Now that we’ve established that each individual human is entitled, by virtue of their existence, to a certain range of self-owning actions, how do we deal with the results of those actions. How we address this question is very important. Mistaken approaches to this have led to some very enduring falsehoods and mistakes in the notion of rights.
Even though our human condition entitles us to take certain actions (without external interference via force), it doesn’t entitle us to the results of those actions. When we detach the idea of a right from the notion of entitlement to actions themselves, there is a tendency to assume an entitlement to results of actions without examining the way they were obtained. I’d like to examine a common fallacy that comes from conceptions of rights that go beyond entitlements to action.
Rights vs. Capability
One very common confusion with the idea of rights is to mistake capabilities for rights. While you have a right to take whatever self-owning actions of which you are capable, your rights are not decreased or violated by a failure in capability. I have a right to flap my arms and attempt to fly, but my inability to achieve the result does not reduce my rights. Since rights are an entitlement to my use of my self to attempt this, I am still acting on my entitlement whether I succeed or fail… so long as my entitlement was not interfered with by force from another. Only force or fraud violates rights… not consequences from reality.

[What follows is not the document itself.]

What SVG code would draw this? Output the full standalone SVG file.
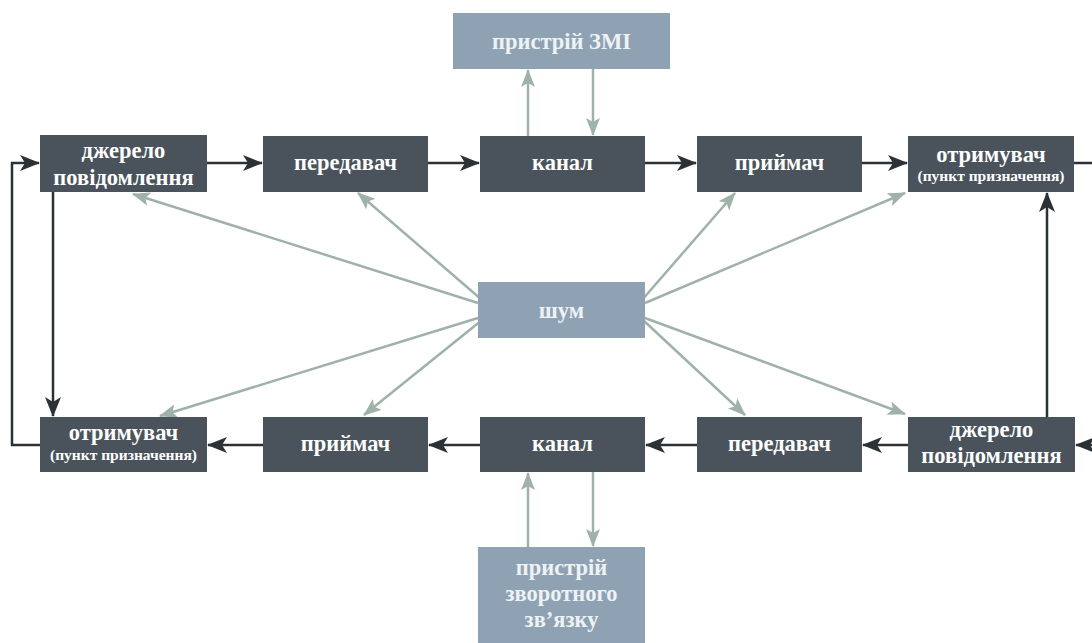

Once we understand that the entitlement involved in a right is an entitlement to the action, or the attempt, we can see that while it entitles us to use ourselves to pursue an objective, a right does not entitle us to evade the consequences reality will impose. To suggest that one has a right to expect a certain result of our actions is to expect either that another is obligated to make up for our failures in taking those actions, or to expect that reality itself must change to our desires. The former requires a violation of the very concept of rights we started with, negating those individuals’ self-determination, and the latter is simply an absurdity.